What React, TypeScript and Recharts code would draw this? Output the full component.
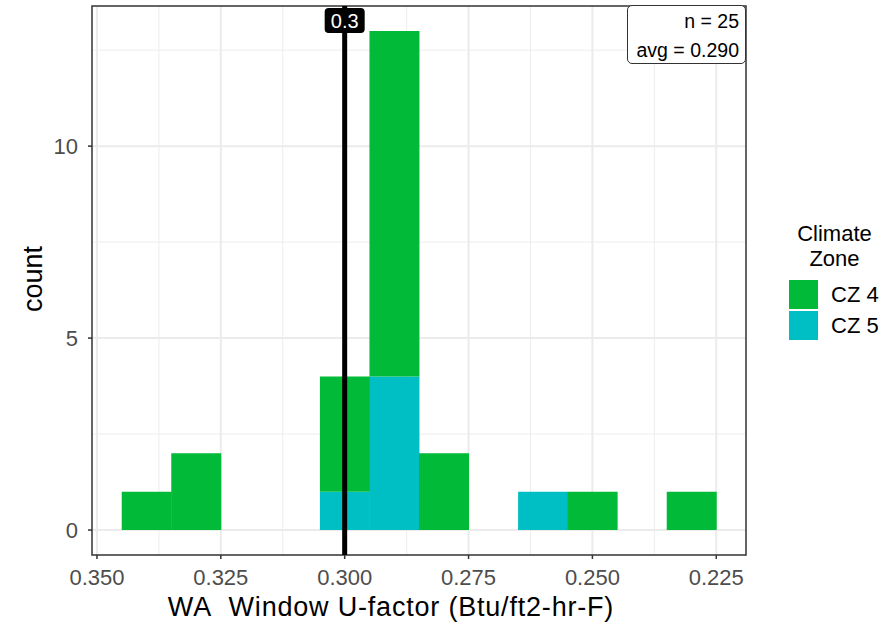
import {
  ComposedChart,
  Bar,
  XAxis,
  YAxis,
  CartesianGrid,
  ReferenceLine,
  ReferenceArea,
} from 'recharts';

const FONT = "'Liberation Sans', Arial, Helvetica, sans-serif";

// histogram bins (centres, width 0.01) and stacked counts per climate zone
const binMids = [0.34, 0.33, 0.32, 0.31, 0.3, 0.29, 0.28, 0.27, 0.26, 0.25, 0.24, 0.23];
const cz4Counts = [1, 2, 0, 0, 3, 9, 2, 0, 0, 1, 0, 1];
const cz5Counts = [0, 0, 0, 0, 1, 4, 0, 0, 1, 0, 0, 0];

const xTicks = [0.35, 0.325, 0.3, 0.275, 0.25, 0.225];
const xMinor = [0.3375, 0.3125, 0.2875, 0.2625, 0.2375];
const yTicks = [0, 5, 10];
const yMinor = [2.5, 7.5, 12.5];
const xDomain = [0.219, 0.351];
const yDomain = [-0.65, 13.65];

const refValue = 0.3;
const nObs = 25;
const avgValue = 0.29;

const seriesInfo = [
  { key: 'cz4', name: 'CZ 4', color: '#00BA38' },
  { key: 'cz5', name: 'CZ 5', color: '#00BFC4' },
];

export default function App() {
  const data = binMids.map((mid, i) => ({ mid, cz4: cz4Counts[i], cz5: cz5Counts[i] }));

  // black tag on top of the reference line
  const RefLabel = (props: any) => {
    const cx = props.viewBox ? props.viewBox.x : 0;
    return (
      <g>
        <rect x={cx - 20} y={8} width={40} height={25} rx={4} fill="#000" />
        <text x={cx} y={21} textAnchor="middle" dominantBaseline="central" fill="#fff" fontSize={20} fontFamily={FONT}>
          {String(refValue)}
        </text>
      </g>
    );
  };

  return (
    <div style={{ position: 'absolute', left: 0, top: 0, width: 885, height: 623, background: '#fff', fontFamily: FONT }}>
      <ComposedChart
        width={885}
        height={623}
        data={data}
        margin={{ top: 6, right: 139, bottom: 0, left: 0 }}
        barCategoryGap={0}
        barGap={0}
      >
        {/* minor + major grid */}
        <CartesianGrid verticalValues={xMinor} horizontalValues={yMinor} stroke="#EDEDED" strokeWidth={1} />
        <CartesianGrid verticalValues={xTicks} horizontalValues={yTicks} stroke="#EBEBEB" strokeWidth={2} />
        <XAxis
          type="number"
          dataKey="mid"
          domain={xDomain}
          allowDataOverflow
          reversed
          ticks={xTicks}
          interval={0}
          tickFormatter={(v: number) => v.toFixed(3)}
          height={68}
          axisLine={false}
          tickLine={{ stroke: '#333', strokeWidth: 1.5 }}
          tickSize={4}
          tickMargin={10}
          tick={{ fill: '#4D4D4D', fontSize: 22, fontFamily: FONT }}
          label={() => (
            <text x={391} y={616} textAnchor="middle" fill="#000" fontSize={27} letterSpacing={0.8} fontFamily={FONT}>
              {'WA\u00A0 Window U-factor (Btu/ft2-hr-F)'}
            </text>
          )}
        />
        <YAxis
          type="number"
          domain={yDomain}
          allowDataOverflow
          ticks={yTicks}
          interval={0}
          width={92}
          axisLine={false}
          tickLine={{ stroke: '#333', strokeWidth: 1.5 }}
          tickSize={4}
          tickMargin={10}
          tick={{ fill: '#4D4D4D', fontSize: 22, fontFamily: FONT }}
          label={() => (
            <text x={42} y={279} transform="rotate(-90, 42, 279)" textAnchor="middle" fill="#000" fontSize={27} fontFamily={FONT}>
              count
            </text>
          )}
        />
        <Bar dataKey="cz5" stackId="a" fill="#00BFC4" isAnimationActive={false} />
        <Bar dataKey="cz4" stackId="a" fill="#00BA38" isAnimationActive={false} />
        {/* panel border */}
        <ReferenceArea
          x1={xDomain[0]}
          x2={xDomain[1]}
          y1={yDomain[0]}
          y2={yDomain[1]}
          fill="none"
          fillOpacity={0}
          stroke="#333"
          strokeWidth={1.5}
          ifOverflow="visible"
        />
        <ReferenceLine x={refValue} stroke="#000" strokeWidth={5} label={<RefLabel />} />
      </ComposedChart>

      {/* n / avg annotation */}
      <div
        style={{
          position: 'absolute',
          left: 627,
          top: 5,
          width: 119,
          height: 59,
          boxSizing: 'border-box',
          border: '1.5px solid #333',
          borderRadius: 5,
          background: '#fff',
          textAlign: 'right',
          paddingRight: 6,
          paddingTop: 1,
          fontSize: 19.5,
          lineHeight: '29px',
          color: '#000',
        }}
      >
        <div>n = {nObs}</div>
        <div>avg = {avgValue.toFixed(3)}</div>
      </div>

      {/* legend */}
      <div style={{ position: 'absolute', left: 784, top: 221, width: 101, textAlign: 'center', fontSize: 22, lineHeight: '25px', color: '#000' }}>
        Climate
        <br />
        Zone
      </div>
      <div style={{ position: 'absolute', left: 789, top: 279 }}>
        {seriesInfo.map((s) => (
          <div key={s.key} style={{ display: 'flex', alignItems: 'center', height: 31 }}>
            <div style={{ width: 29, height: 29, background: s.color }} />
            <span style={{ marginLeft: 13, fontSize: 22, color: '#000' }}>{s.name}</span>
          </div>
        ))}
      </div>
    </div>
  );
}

——

◆ Job ◆
Take the data above and repeat it exactly, leaving each picture out.

◆ Solution ◆
What React, TypeScript and Recharts code would draw this? Output the full component.
import {
  ComposedChart,
  Bar,
  XAxis,
  YAxis,
  CartesianGrid,
  ReferenceLine,
  ReferenceArea,
} from 'recharts';

const FONT = "'Liberation Sans', Arial, Helvetica, sans-serif";

// histogram bins (centres, width 0.01) and stacked counts per climate zone
const binMids = [0.34, 0.33, 0.32, 0.31, 0.3, 0.29, 0.28, 0.27, 0.26, 0.25, 0.24, 0.23];
const cz4Counts = [1, 2, 0, 0, 3, 9, 2, 0, 0, 1, 0, 1];
const cz5Counts = [0, 0, 0, 0, 1, 4, 0, 0, 1, 0, 0, 0];

const xTicks = [0.35, 0.325, 0.3, 0.275, 0.25, 0.225];
const xMinor = [0.3375, 0.3125, 0.2875, 0.2625, 0.2375];
const yTicks = [0, 5, 10];
const yMinor = [2.5, 7.5, 12.5];
const xDomain = [0.219, 0.351];
const yDomain = [-0.65, 13.65];

const refValue = 0.3;
const nObs = 25;
const avgValue = 0.29;

const seriesInfo = [
  { key: 'cz4', name: 'CZ 4', color: '#00BA38' },
  { key: 'cz5', name: 'CZ 5', color: '#00BFC4' },
];

export default function App() {
  const data = binMids.map((mid, i) => ({ mid, cz4: cz4Counts[i], cz5: cz5Counts[i] }));

  // black tag on top of the reference line
  const RefLabel = (props: any) => {
    const cx = props.viewBox ? props.viewBox.x : 0;
    return (
      <g>
        <rect x={cx - 20} y={8} width={40} height={25} rx={4} fill="#000" />
        <text x={cx} y={21} textAnchor="middle" dominantBaseline="central" fill="#fff" fontSize={20} fontFamily={FONT}>
          {String(refValue)}
        </text>
      </g>
    );
  };

  return (
    <div style={{ position: 'absolute', left: 0, top: 0, width: 885, height: 623, background: '#fff', fontFamily: FONT }}>
      <ComposedChart
        width={885}
        height={623}
        data={data}
        margin={{ top: 6, right: 139, bottom: 0, left: 0 }}
        barCategoryGap={0}
        barGap={0}
      >
        {/* minor + major grid */}
        <CartesianGrid verticalValues={xMinor} horizontalValues={yMinor} stroke="#EDEDED" strokeWidth={1} />
        <CartesianGrid verticalValues={xTicks} horizontalValues={yTicks} stroke="#EBEBEB" strokeWidth={2} />
        <XAxis
          type="number"
          dataKey="mid"
          domain={xDomain}
          allowDataOverflow
          reversed
          ticks={xTicks}
          interval={0}
          tickFormatter={(v: number) => v.toFixed(3)}
          height={68}
          axisLine={false}
          tickLine={{ stroke: '#333', strokeWidth: 1.5 }}
          tickSize={4}
          tickMargin={10}
          tick={{ fill: '#4D4D4D', fontSize: 22, fontFamily: FONT }}
          label={() => (
            <text x={391} y={616} textAnchor="middle" fill="#000" fontSize={27} letterSpacing={0.8} fontFamily={FONT}>
              {'WA\u00A0 Window U-factor (Btu/ft2-hr-F)'}
            </text>
          )}
        />
        <YAxis
          type="number"
          domain={yDomain}
          allowDataOverflow
          ticks={yTicks}
          interval={0}
          width={92}
          axisLine={false}
          tickLine={{ stroke: '#333', strokeWidth: 1.5 }}
          tickSize={4}
          tickMargin={10}
          tick={{ fill: '#4D4D4D', fontSize: 22, fontFamily: FONT }}
          label={() => (
            <text x={42} y={279} transform="rotate(-90, 42, 279)" textAnchor="middle" fill="#000" fontSize={27} fontFamily={FONT}>
              count
            </text>
          )}
        />
        <Bar dataKey="cz5" stackId="a" fill="#00BFC4" isAnimationActive={false} />
        <Bar dataKey="cz4" stackId="a" fill="#00BA38" isAnimationActive={false} />
        {/* panel border */}
        <ReferenceArea
          x1={xDomain[0]}
          x2={xDomain[1]}
          y1={yDomain[0]}
          y2={yDomain[1]}
          fill="none"
          fillOpacity={0}
          stroke="#333"
          strokeWidth={1.5}
          ifOverflow="visible"
        />
        <ReferenceLine x={refValue} stroke="#000" strokeWidth={5} label={<RefLabel />} />
      </ComposedChart>

      {/* n / avg annotation */}
      <div
        style={{
          position: 'absolute',
          left: 627,
          top: 5,
          width: 119,
          height: 59,
          boxSizing: 'border-box',
          border: '1.5px solid #333',
          borderRadius: 5,
          background: '#fff',
          textAlign: 'right',
          paddingRight: 6,
          paddingTop: 1,
          fontSize: 19.5,
          lineHeight: '29px',
          color: '#000',
        }}
      >
        <div>n = {nObs}</div>
        <div>avg = {avgValue.toFixed(3)}</div>
      </div>

      {/* legend */}
      <div style={{ position: 'absolute', left: 784, top: 221, width: 101, textAlign: 'center', fontSize: 22, lineHeight: '25px', color: '#000' }}>
        Climate
        <br />
        Zone
      </div>
      <div style={{ position: 'absolute', left: 789, top: 279 }}>
        {seriesInfo.map((s) => (
          <div key={s.key} style={{ display: 'flex', alignItems: 'center', height: 31 }}>
            <div style={{ width: 29, height: 29, background: s.color }} />
            <span style={{ marginLeft: 13, fontSize: 22, color: '#000' }}>{s.name}</span>
          </div>
        ))}
      </div>
    </div>
  );
}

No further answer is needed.